所以王太太除了发疯,她能想到的办法就是:把自己的钱全都花在自己身上,别让鲍老太再占了一点儿便宜。

于是就请了医生来看,医生说她:“这是一肚子的痰,正气又虚,要用人参、琥珀。”每剂药要五钱银子。自此以后,一连害了两年这个病,把她的衣服、首饰都花费完了;两个丫头,也卖了。

然后鲍老太气得要死,眼看王太太治病要花她的钱吃人参琥珀了,就和归姑爷一合计,把鲍廷玺和王太太两口子撵出家门去了,好歹在邻居的劝说下给他们二十两银子生活。

可是鲍廷玺除了管戏班不会别的营生,两口子坐吃山空。太太的人参、琥珀药也没得吃了,病也不大发了,只是在家坐着哭泣咒骂,非止一日。

所以,我说这王太太是装疯,要不怎么前面那么认得真切沈大脚,后来穷困了,又病好了呢。

眼看俩人快吃不上饭了,鲍廷玺的亲哥哥寻亲来了。那大哥是苏州巡抚衙门做幕僚的,一年千两银子的收入,是个好有钱的人啊。兄弟相认,给了鲍廷玺七十两银子生活费,给了王太太四两银子见面礼,当即眼放绿光,指挥鲍廷玺给大伯子安排酒席。

一开口果然是见过世面的“官家太太”。

王太太说:“呸!你这死不见识面的货!他一个抚院衙门里住着的人,他没有见过板鸭和肉!他自然是吃了饭才来!他希罕你这样东西吃!如今快秤三钱六分银子,到果子店里装十六个细巧围碟子来,打几斤陈百花酒候着他,才是个道理!”

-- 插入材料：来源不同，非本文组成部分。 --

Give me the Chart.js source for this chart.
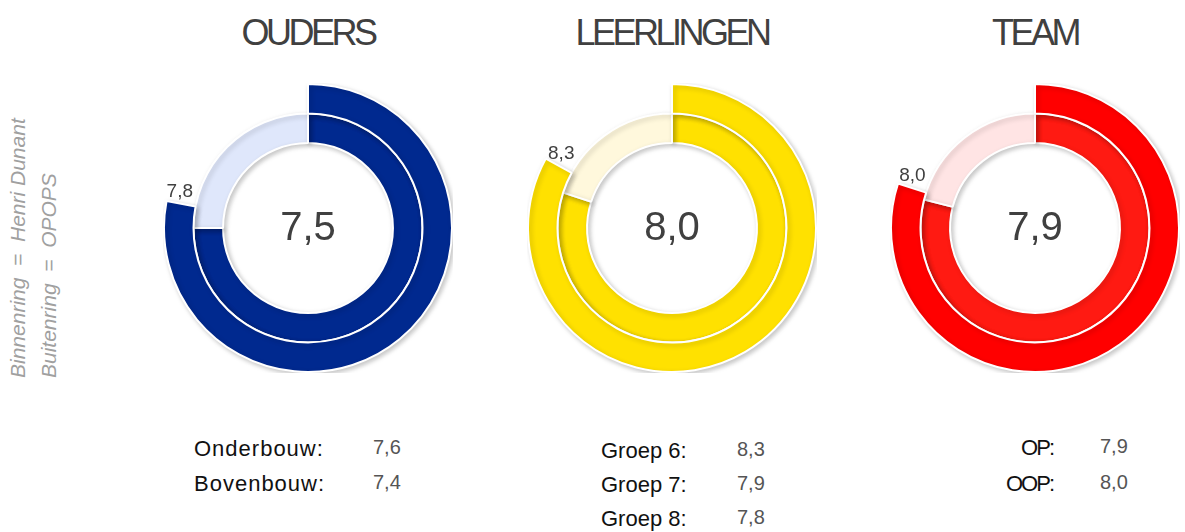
<!DOCTYPE html>
<html>
<head>
<meta charset="utf-8">
<script src="https://cdn.jsdelivr.net/npm/chart.js@4/dist/chart.umd.min.js"></script>
<style>
  body { margin: 0; width: 1185px; height: 532px; background: #fff; position: relative; overflow: hidden;
         font-family: "Liberation Sans", Arial, sans-serif; }
  .title { position: absolute; top: 12px; width: 300px; margin-left: -150px; text-align: center;
           font-size: 36px; letter-spacing: -3.5px; color: #404040; }
  .ring { position: absolute; width: 290px; height: 290px; }
  .side { position: absolute; top: 378px; white-space: pre; font-style: italic; font-size: 21px; line-height: 24px;
          color: #a0a0a0; transform-origin: 0 0; transform: rotate(-90deg); }
  .lbl, .val { position: absolute; white-space: pre; transform: translateY(-50%); }
  .lbl { font-size: 22px; color: #111; }
  .val { font-size: 20px; color: #555; }
</style>
</head>
<body>
<div class="side" style="left:6px;">Binnenring  =  Henri Dunant</div>
<div class="side" style="left:37px;">Buitenring  =  OPOPS</div>

<script>
// scores out of 10
const groups = ['OUDERS', 'LEERLINGEN', 'TEAM'];
const opops = [7.8, 8.3, 8.0];          // buitenring
const henriDunant = [7.5, 8.0, 7.9];    // binnenring
const maxScore = 10;

const ouderLabels = ['Onderbouw:', 'Bovenbouw:'];
const ouderValues = [7.6, 7.4];
const leerlingLabels = ['Groep 6:', 'Groep 7:', 'Groep 8:'];
const leerlingValues = [8.3, 7.9, 7.8];
const teamLabels = ['OP:', 'OOP:'];
const teamValues = [7.9, 8.0];

const outerColors = ['#00298f', '#ffe100', '#ff0000'];
const innerColors = ['#00298f', '#ffe100', '#ff1a12'];
const restColors = ['#dfe7fb', '#fff8dc', '#ffe4e4'];
const centersX = [308, 672, 1035];
const centerY = 228;

const fmt = v => v.toFixed(1).replace('.', ',');

// soft shadow under the rings
const ringShadow = {
  id: 'ringShadow',
  beforeDatasetsDraw(chart) {
    const ctx = chart.ctx;
    ctx.save();
    ctx.shadowColor = 'rgba(0,0,0,0.22)';
    ctx.shadowBlur = 5;
    ctx.shadowOffsetX = 2;
    ctx.shadowOffsetY = 2;
  },
  afterDatasetsDraw(chart) {
    chart.ctx.restore();
  }
};

// outer value at the end of the outer arc, inner value in the middle
const ringLabels = {
  id: 'ringLabels',
  afterDraw(chart) {
    const ctx = chart.ctx;
    const outer = chart.getDatasetMeta(0).data[0];
    const a = outer.endAngle + 0.087;
    const r = (outer.outerRadius + outer.innerRadius) / 2 + 4;
    ctx.save();
    ctx.fillStyle = '#404040';
    ctx.textAlign = 'center';
    ctx.textBaseline = 'middle';
    ctx.font = '19px "Liberation Sans", Arial, sans-serif';
    ctx.fillText(fmt(chart.data.datasets[0].data[0]), outer.x + r * Math.cos(a), outer.y + r * Math.sin(a));
    ctx.font = '40px "Liberation Sans", Arial, sans-serif';
    ctx.fillText(fmt(chart.data.datasets[1].data[0]), outer.x, outer.y + 1);
    ctx.restore();
  }
};

groups.forEach((g, i) => {
  const t = document.createElement('div');
  t.className = 'title';
  t.style.left = centersX[i] + 'px';
  t.textContent = g;
  document.body.appendChild(t);

  const wrap = document.createElement('div');
  wrap.className = 'ring';
  wrap.style.left = (centersX[i] - 145) + 'px';
  wrap.style.top = (centerY - 145) + 'px';
  const cv = document.createElement('canvas');
  cv.width = 290; cv.height = 290;
  wrap.appendChild(cv);
  document.body.appendChild(wrap);

  new Chart(cv, {
    type: 'doughnut',
    data: {
      labels: ['score', 'rest'],
      datasets: [
        {
          label: 'OPOPS',
          data: [opops[i], maxScore - opops[i]],
          backgroundColor: [outerColors[i], 'rgba(0,0,0,0)'],
          borderColor: '#fff',
          borderWidth: [2, 0]
        },
        {
          label: 'Henri Dunant',
          data: [henriDunant[i], maxScore - henriDunant[i]],
          backgroundColor: [innerColors[i], restColors[i]],
          borderColor: '#fff',
          borderWidth: 2
        }
      ]
    },
    options: {
      responsive: false,
      animation: false,
      cutout: '59%',
      plugins: { legend: { display: false }, tooltip: { enabled: false } }
    },
    plugins: [ringShadow, ringLabels]
  });
});

// score tables under the rings
function addRows(labels, values, labelX, valueX, rowYs, alignRight, spacing) {
  labels.forEach((l, k) => {
    const a = document.createElement('div');
    a.className = 'lbl';
    a.textContent = l;
    a.style.top = rowYs[k] + 'px';
    a.style.letterSpacing = spacing + 'px';
    if (alignRight) a.style.right = (1185 - labelX) + 'px';
    else a.style.left = labelX + 'px';
    document.body.appendChild(a);
    const b = document.createElement('div');
    b.className = 'val';
    b.textContent = fmt(values[k]);
    b.style.left = valueX + 'px';
    b.style.top = (rowYs[k] - 2) + 'px';
    document.body.appendChild(b);
  });
}
addRows(ouderLabels, ouderValues, 194, 373, [449, 484], false, 1);
addRows(leerlingLabels, leerlingValues, 601, 737, [451, 485, 519], false, 0);
addRows(teamLabels, teamValues, 1053, 1100, [448, 484], true, -2);
</script>
</body>
</html>
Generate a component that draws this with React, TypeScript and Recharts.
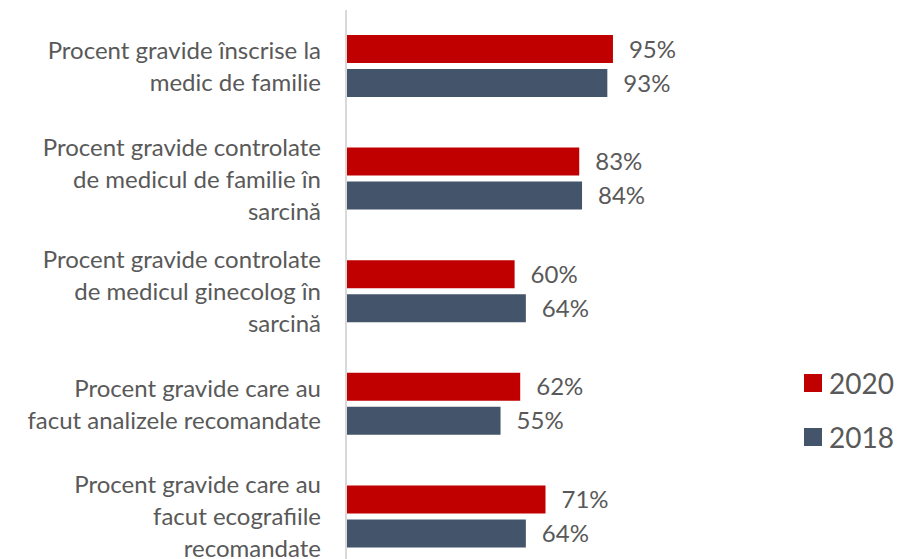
import { BarChart, Bar, XAxis, YAxis, LabelList } from "recharts";

const categories = [
  "Procent gravide înscrise la\nmedic de familie",
  "Procent gravide controlate\nde medicul de familie în\nsarcină",
  "Procent gravide controlate\nde medicul ginecolog în\nsarcină",
  "Procent gravide care au\nfacut analizele recomandate",
  "Procent gravide care au\nfacut ecografiile\nrecomandate",
];
const values2020 = [95, 83, 60, 62, 71];
const values2018 = [93, 84, 64, 55, 64];

const data = categories.map((name, i) => ({
  name,
  y2020: values2020[i],
  y2018: values2018[i],
}));

const TEXT = "#595959";
const FONT = "Lato, 'Open Sans', sans-serif";

const CategoryTick = ({ y, payload }: any) => {
  const lines: string[] = String(payload.value).split("\n");
  const lh = 32;
  const start = y - ((lines.length - 1) * lh) / 2;
  return (
    <text textAnchor="end" fill={TEXT} fontSize={24} fontFamily={FONT}>
      {lines.map((l, i) => (
        <tspan key={i} x={321} y={start + i * lh} dy="0.36em">
          {l}
        </tspan>
      ))}
    </text>
  );
};

const legendItems = [
  { label: "2020", color: "#C00000" },
  { label: "2018", color: "#44546A" },
];

const App = () => {
  return (
    <div
      style={{
        position: "fixed",
        top: 0,
        left: 0,
        width: 898,
        height: 559,
        overflow: "hidden",
        background: "#fff",
      }}
    >
      <BarChart
        width={898}
        height={580}
        data={data}
        layout="vertical"
        margin={{ top: 10, right: 271, bottom: 7, left: 0 }}
        barSize={28}
        barGap={6}
      >
        <XAxis type="number" domain={[0, 100]} hide />
        <YAxis
          type="category"
          dataKey="name"
          width={346}
          axisLine={{ stroke: "#D9D9D9", strokeWidth: 2 }}
          tickLine={false}
          tick={<CategoryTick />}
          interval={0}
        />
        <Bar dataKey="y2020" name="2020" fill="#C00000" isAnimationActive={false}>
          <LabelList
            dataKey="y2020"
            position="right"
            offset={16}
            formatter={(v: any) => `${v}%`}
            fill={TEXT}
            fontSize={24}
            fontFamily={FONT}
          />
        </Bar>
        <Bar dataKey="y2018" name="2018" fill="#44546A" isAnimationActive={false}>
          <LabelList
            dataKey="y2018"
            position="right"
            offset={16}
            formatter={(v: any) => `${v}%`}
            fill={TEXT}
            fontSize={24}
            fontFamily={FONT}
          />
        </Bar>
      </BarChart>
      <div
        style={{
          position: "absolute",
          left: 804,
          top: 356,
          fontFamily: FONT,
          color: TEXT,
          fontSize: 28,
        }}
      >
        {legendItems.map((it) => (
          <div key={it.label} style={{ display: "flex", alignItems: "center", height: 54 }}>
            <span style={{ width: 18, height: 18, background: it.color, marginRight: 7 }} />
            <span>{it.label}</span>
          </div>
        ))}
      </div>
    </div>
  );
};

export default App;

兄弟俩团聚一番,这大哥接着就回苏州去了,临走的时候让鲍廷玺去看房子买房子,等他接了大嫂来,兄弟们一起过日子。

鲍廷玺就去看了一座大房子,也交了定金,然后替太太赎了些头面衣服。王太太觉得又兴头起来,隔几日要请个医生,要吃八分银子的药。那几十两银子,渐渐要完了。

等鲍廷玺去苏州找大哥拿钱买房的时候,他大哥却发急病死了。王太太知道后气得臭骂鲍廷玺一顿。两人只好退了房子,狼狈的回到她内桥胡姓娘家借了一间房子,暂时先住着生活。

写到这里,王太太的人生算是真的跌倒了低谷,青春也不在了,钱也没了。仅值得庆幸的就是她的丈夫鲍廷玺虽然没什么大本事,也不算个啥正经君子好人,但他还是有良心的。

王太太再怎么再折腾发疯,鲍廷玺也没有打骂过她,最多跟哥哥,跟杜慎卿等人抱怨一下,王太太整天吃人参、琥珀,花尽了嫁妆,鲍廷玺也没二话,这就比那个严监生强远了;最后俩人穷的要吃不上饭了,鲍廷玺好歹也知道自己出去打秋风,寻门路,也没想着把王太太给卖了;两人中年没孩子,鲍廷玺也没有纳妾……这在古代就算不错的丈夫了,贾迎春要是能找个这样的丈夫,穷就穷点吧,也能凑合着混一辈子太平日子了。

在鲍廷玺从杜少卿那里求了一百两银子回来,重整戏班,当上班主之后,就接了王太太回来,夫妻俩一起生活。后面王太太又出来过,是鲍廷玺带着她去拜见杜少卿夫妇,给杜娘子请安。

当时杜少卿其实也挺落魄了,但王太太见了大家闺秀出身的官宦世家女眷杜娘子“着实小心,不敢抗礼。”作者还特意写着王太太这一来一回都是坐了轿子,鲍廷玺白天亲自跟着她的轿子来,晚上提着灯笼在前面引着她的轿子回贾。

所以,王太太也渐渐地不折腾了,她认命了。只是不知道她到底甘心不甘心。

好了,今天就说到这里,感谢大家收听,再见。